Information provided
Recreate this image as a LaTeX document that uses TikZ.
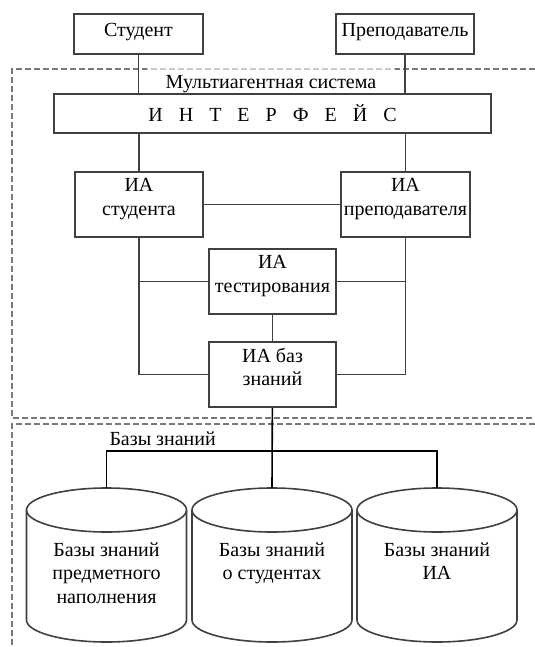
\documentclass[tikz,border=0pt]{standalone}
\usepackage{fontspec}
\setmainfont{Liberation Serif}

\tikzset{every picture/.style={line width=0.75pt}}
\definecolor{boxgray}{RGB}{64,64,64}
\definecolor{dashgray}{RGB}{120,120,120}
\newcommand{\lgap}{\hspace{0.8em}}

\begin{document}
\begin{tikzpicture}[x=0.75pt,y=0.75pt,yscale=-1,xscale=1,
	font=\fontsize{15}{17.6}\selectfont,
	agentbox/.style={draw=boxgray, line width=1.2pt, fill=white, align=center, inner sep=0pt},
	userbox/.style={agentbox, minimum height=30pt, text depth=6pt},
	iabox/.style={agentbox, minimum width=96pt, minimum height=48.75pt, text depth=11.5pt},
	link/.style={draw=boxgray, line width=1.2pt},
	kblink/.style={draw=black, line width=1.2pt},
	frame/.style={draw=dashgray, line width=1.1pt, dash pattern=on 4.5pt off 2.25pt},
	canline/.style={draw=boxgray, line width=1.2pt},
	kbtext/.style={align=center, anchor=north, inner sep=0pt}]
	\useasboundingbox (0,0) rectangle (535,647);

	%Shape: Dashed frames
	\draw[frame] (535,69) -- (12,69) -- (12,418) -- (535,418) ;
	\draw[frame] (535,424) -- (12,424) -- (12,647) ;

	% Text Node
	\node[fill=white, fill opacity=0.6, text opacity=1, minimum width=186pt, minimum height=27pt, inner sep=0pt] (mas) at (271,84) {Мультиагентная система};

	%Shape: Rectangle
	\node[userbox, minimum width=96.75pt] (student) at (138.5,34) {Студент};
	\node[userbox, minimum width=103.5pt] (teacher) at (405,34) {Преподаватель};
	\node[agentbox, minimum width=327.75pt, minimum height=29.25pt] (iface) at (272.5,113.5) {И\lgap Н\lgap Т\lgap Е\lgap Р\lgap Ф\lgap Е\lgap Й\lgap С};
	\node[iabox] (iastud) at (139,204.5) {ИА\\студента};
	\node[iabox, minimum width=96.75pt] (iateach) at (405.5,204.5) {ИА\\преподавателя};
	\node[iabox, minimum width=95.25pt] (iatest) at (272.5,281.5) {ИА\\тестирования};
	\node[iabox, minimum width=95.25pt] (iakb) at (272.5,374.5) {ИА баз\\знаний};

	%Straight Lines
	\draw[link] (student) -- (student |- iface.north) ;
	\draw[link] (teacher) -- (teacher |- iface.north) ;
	\draw[link] (iastud) -- (iastud |- iface.south) ;
	\draw[link] (iateach) -- (iateach |- iface.south) ;
	\draw[link] (iastud) -- (iateach) ;
	\draw[link] (iastud.south) -- (iastud.south |- iakb.west) -- (iakb.west) ;
	\draw[link] (iastud.south |- iatest.west) -- (iatest.west) ;
	\draw[link] (iateach.south) -- (iateach.south |- iakb.east) -- (iakb.east) ;
	\draw[link] (iateach.south |- iatest.east) -- (iatest.east) ;
	\draw[link] (iatest) -- (iakb) ;

	%Shape: Can
	\foreach \cx/\nm in {106.5/kb1, 272/kb2, 437/kb3} {
		\draw[canline, fill=white] (\cx-80,510) -- (\cx-80,620) arc[start angle=180, end angle=0, x radius=80, y radius=22] -- (\cx+80,510) ;
		\draw[canline] (\cx,510) ellipse[x radius=80, y radius=22] ;
		\coordinate (\nm) at (\cx,488) ;
	}

	%Straight Lines
	\coordinate (kbbus) at (272,451);
	\draw[kblink] (iakb) -- (kb2) ;
	\draw[kblink] (kb1) -- (kb1 |- kbbus) -- (kb3 |- kbbus) -- (kb3) ;

	% Text Node
	\node[anchor=west, inner sep=0pt] (kblabel) at (109,439) {Базы знаний};
	% Text Node
	\node[kbtext] (kb1txt) at (106.5,542) {Базы знаний\\предметного\\наполнения};
	% Text Node
	\node[kbtext] (kb2txt) at (272,542) {Базы знаний\\о студентах};
	% Text Node
	\node[kbtext] (kb3txt) at (437,542) {Базы знаний\\ИА};

\end{tikzpicture}
\end{document}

Your task
Repeat exactly and only the lines from the start of the data above through the line that holds "-- (12,647) ;", inclusive. Pictures do not belong in the copy.

Answer for this exercise
Recreate this image as a LaTeX document that uses TikZ.
\documentclass[tikz,border=0pt]{standalone}
\usepackage{fontspec}
\setmainfont{Liberation Serif}

\tikzset{every picture/.style={line width=0.75pt}}
\definecolor{boxgray}{RGB}{64,64,64}
\definecolor{dashgray}{RGB}{120,120,120}
\newcommand{\lgap}{\hspace{0.8em}}

\begin{document}
\begin{tikzpicture}[x=0.75pt,y=0.75pt,yscale=-1,xscale=1,
	font=\fontsize{15}{17.6}\selectfont,
	agentbox/.style={draw=boxgray, line width=1.2pt, fill=white, align=center, inner sep=0pt},
	userbox/.style={agentbox, minimum height=30pt, text depth=6pt},
	iabox/.style={agentbox, minimum width=96pt, minimum height=48.75pt, text depth=11.5pt},
	link/.style={draw=boxgray, line width=1.2pt},
	kblink/.style={draw=black, line width=1.2pt},
	frame/.style={draw=dashgray, line width=1.1pt, dash pattern=on 4.5pt off 2.25pt},
	canline/.style={draw=boxgray, line width=1.2pt},
	kbtext/.style={align=center, anchor=north, inner sep=0pt}]
	\useasboundingbox (0,0) rectangle (535,647);

	%Shape: Dashed frames
	\draw[frame] (535,69) -- (12,69) -- (12,418) -- (535,418) ;
	\draw[frame] (535,424) -- (12,424) -- (12,647) ;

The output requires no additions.